**Stated task**
Repeat the listing that follows, character for character, minus the pictures.

**Information provided**

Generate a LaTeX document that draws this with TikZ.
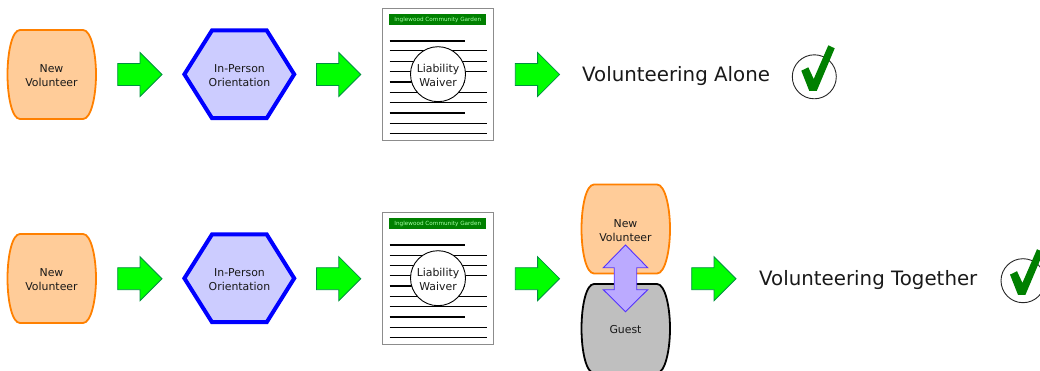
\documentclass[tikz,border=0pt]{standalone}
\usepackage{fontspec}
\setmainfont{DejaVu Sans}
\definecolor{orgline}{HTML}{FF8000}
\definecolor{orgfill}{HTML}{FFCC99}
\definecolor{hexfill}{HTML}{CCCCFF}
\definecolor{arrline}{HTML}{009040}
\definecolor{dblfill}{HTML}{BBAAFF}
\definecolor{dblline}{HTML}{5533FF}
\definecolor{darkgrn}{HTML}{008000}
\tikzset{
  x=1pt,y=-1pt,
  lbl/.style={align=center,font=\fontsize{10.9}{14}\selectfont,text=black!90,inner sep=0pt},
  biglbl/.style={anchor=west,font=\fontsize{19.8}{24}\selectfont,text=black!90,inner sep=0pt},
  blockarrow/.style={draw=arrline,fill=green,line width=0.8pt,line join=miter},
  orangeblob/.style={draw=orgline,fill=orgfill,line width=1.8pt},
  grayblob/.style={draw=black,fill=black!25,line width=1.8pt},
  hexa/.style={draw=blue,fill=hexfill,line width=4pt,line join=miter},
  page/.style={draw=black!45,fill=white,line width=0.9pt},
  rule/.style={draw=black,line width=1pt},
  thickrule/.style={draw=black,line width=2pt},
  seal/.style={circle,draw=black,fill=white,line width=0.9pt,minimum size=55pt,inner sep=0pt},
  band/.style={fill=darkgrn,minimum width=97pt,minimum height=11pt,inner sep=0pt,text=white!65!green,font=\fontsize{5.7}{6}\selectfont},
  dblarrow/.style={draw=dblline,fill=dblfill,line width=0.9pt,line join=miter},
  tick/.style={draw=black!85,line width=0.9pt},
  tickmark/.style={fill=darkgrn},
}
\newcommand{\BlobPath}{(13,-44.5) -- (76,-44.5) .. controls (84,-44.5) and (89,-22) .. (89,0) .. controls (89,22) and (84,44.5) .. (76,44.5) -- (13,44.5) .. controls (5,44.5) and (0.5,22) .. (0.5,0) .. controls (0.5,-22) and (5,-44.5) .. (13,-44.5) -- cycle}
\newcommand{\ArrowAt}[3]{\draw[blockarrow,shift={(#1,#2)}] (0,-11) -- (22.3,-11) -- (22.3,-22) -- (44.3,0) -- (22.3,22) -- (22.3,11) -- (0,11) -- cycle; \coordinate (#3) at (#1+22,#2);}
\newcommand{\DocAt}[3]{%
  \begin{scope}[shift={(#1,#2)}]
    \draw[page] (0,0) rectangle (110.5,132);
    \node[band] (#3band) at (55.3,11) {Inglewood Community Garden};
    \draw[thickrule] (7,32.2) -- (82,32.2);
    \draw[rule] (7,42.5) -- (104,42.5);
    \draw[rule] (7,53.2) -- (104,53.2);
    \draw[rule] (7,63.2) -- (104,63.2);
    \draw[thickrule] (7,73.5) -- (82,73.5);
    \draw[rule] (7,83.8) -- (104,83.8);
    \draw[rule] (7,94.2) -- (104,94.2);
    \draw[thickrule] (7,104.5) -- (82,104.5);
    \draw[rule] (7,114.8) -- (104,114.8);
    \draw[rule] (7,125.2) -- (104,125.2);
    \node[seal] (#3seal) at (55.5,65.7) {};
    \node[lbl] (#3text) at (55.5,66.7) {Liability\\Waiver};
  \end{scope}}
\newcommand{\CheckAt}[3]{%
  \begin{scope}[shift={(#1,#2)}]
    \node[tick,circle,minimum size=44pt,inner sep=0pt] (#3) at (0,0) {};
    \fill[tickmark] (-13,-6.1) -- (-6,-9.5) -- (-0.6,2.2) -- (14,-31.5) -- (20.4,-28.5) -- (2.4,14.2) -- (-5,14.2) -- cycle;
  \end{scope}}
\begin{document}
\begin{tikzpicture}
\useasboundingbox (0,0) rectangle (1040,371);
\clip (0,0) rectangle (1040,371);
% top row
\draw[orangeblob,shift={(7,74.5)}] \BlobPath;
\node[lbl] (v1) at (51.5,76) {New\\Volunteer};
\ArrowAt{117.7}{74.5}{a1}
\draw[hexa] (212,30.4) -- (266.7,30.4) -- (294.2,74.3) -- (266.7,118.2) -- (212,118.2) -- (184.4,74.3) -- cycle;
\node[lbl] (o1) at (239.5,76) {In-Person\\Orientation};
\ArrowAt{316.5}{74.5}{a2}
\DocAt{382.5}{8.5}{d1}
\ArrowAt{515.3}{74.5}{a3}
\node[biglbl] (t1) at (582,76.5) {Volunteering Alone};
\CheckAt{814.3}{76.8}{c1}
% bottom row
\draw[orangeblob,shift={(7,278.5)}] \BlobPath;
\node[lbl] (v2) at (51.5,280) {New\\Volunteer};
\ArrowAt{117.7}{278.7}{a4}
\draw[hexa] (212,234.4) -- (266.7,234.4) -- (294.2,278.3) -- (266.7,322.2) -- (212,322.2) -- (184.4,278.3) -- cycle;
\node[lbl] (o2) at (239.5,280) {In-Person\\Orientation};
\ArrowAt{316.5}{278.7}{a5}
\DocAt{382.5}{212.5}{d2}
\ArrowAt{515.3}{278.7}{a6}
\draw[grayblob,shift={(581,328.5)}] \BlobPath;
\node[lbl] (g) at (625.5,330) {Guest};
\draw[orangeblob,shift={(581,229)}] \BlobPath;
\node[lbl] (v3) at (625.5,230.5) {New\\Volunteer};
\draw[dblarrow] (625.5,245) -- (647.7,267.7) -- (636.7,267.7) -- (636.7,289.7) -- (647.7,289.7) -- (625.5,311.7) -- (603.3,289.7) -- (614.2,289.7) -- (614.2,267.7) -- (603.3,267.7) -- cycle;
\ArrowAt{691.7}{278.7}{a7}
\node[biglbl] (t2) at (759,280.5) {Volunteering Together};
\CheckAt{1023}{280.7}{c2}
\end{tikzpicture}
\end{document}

**Answer to this task**
Generate a LaTeX document that draws this with TikZ.
\documentclass[tikz,border=0pt]{standalone}
\usepackage{fontspec}
\setmainfont{DejaVu Sans}
\definecolor{orgline}{HTML}{FF8000}
\definecolor{orgfill}{HTML}{FFCC99}
\definecolor{hexfill}{HTML}{CCCCFF}
\definecolor{arrline}{HTML}{009040}
\definecolor{dblfill}{HTML}{BBAAFF}
\definecolor{dblline}{HTML}{5533FF}
\definecolor{darkgrn}{HTML}{008000}
\tikzset{
  x=1pt,y=-1pt,
  lbl/.style={align=center,font=\fontsize{10.9}{14}\selectfont,text=black!90,inner sep=0pt},
  biglbl/.style={anchor=west,font=\fontsize{19.8}{24}\selectfont,text=black!90,inner sep=0pt},
  blockarrow/.style={draw=arrline,fill=green,line width=0.8pt,line join=miter},
  orangeblob/.style={draw=orgline,fill=orgfill,line width=1.8pt},
  grayblob/.style={draw=black,fill=black!25,line width=1.8pt},
  hexa/.style={draw=blue,fill=hexfill,line width=4pt,line join=miter},
  page/.style={draw=black!45,fill=white,line width=0.9pt},
  rule/.style={draw=black,line width=1pt},
  thickrule/.style={draw=black,line width=2pt},
  seal/.style={circle,draw=black,fill=white,line width=0.9pt,minimum size=55pt,inner sep=0pt},
  band/.style={fill=darkgrn,minimum width=97pt,minimum height=11pt,inner sep=0pt,text=white!65!green,font=\fontsize{5.7}{6}\selectfont},
  dblarrow/.style={draw=dblline,fill=dblfill,line width=0.9pt,line join=miter},
  tick/.style={draw=black!85,line width=0.9pt},
  tickmark/.style={fill=darkgrn},
}
\newcommand{\BlobPath}{(13,-44.5) -- (76,-44.5) .. controls (84,-44.5) and (89,-22) .. (89,0) .. controls (89,22) and (84,44.5) .. (76,44.5) -- (13,44.5) .. controls (5,44.5) and (0.5,22) .. (0.5,0) .. controls (0.5,-22) and (5,-44.5) .. (13,-44.5) -- cycle}
\newcommand{\ArrowAt}[3]{\draw[blockarrow,shift={(#1,#2)}] (0,-11) -- (22.3,-11) -- (22.3,-22) -- (44.3,0) -- (22.3,22) -- (22.3,11) -- (0,11) -- cycle; \coordinate (#3) at (#1+22,#2);}
\newcommand{\DocAt}[3]{%
  \begin{scope}[shift={(#1,#2)}]
    \draw[page] (0,0) rectangle (110.5,132);
    \node[band] (#3band) at (55.3,11) {Inglewood Community Garden};
    \draw[thickrule] (7,32.2) -- (82,32.2);
    \draw[rule] (7,42.5) -- (104,42.5);
    \draw[rule] (7,53.2) -- (104,53.2);
    \draw[rule] (7,63.2) -- (104,63.2);
    \draw[thickrule] (7,73.5) -- (82,73.5);
    \draw[rule] (7,83.8) -- (104,83.8);
    \draw[rule] (7,94.2) -- (104,94.2);
    \draw[thickrule] (7,104.5) -- (82,104.5);
    \draw[rule] (7,114.8) -- (104,114.8);
    \draw[rule] (7,125.2) -- (104,125.2);
    \node[seal] (#3seal) at (55.5,65.7) {};
    \node[lbl] (#3text) at (55.5,66.7) {Liability\\Waiver};
  \end{scope}}
\newcommand{\CheckAt}[3]{%
  \begin{scope}[shift={(#1,#2)}]
    \node[tick,circle,minimum size=44pt,inner sep=0pt] (#3) at (0,0) {};
    \fill[tickmark] (-13,-6.1) -- (-6,-9.5) -- (-0.6,2.2) -- (14,-31.5) -- (20.4,-28.5) -- (2.4,14.2) -- (-5,14.2) -- cycle;
  \end{scope}}
\begin{document}
\begin{tikzpicture}
\useasboundingbox (0,0) rectangle (1040,371);
\clip (0,0) rectangle (1040,371);
% top row
\draw[orangeblob,shift={(7,74.5)}] \BlobPath;
\node[lbl] (v1) at (51.5,76) {New\\Volunteer};
\ArrowAt{117.7}{74.5}{a1}
\draw[hexa] (212,30.4) -- (266.7,30.4) -- (294.2,74.3) -- (266.7,118.2) -- (212,118.2) -- (184.4,74.3) -- cycle;
\node[lbl] (o1) at (239.5,76) {In-Person\\Orientation};
\ArrowAt{316.5}{74.5}{a2}
\DocAt{382.5}{8.5}{d1}
\ArrowAt{515.3}{74.5}{a3}
\node[biglbl] (t1) at (582,76.5) {Volunteering Alone};
\CheckAt{814.3}{76.8}{c1}
% bottom row
\draw[orangeblob,shift={(7,278.5)}] \BlobPath;
\node[lbl] (v2) at (51.5,280) {New\\Volunteer};
\ArrowAt{117.7}{278.7}{a4}
\draw[hexa] (212,234.4) -- (266.7,234.4) -- (294.2,278.3) -- (266.7,322.2) -- (212,322.2) -- (184.4,278.3) -- cycle;
\node[lbl] (o2) at (239.5,280) {In-Person\\Orientation};
\ArrowAt{316.5}{278.7}{a5}
\DocAt{382.5}{212.5}{d2}
\ArrowAt{515.3}{278.7}{a6}
\draw[grayblob,shift={(581,328.5)}] \BlobPath;
\node[lbl] (g) at (625.5,330) {Guest};
\draw[orangeblob,shift={(581,229)}] \BlobPath;
\node[lbl] (v3) at (625.5,230.5) {New\\Volunteer};
\draw[dblarrow] (625.5,245) -- (647.7,267.7) -- (636.7,267.7) -- (636.7,289.7) -- (647.7,289.7) -- (625.5,311.7) -- (603.3,289.7) -- (614.2,289.7) -- (614.2,267.7) -- (603.3,267.7) -- cycle;
\ArrowAt{691.7}{278.7}{a7}
\node[biglbl] (t2) at (759,280.5) {Volunteering Together};
\CheckAt{1023}{280.7}{c2}
\end{tikzpicture}
\end{document}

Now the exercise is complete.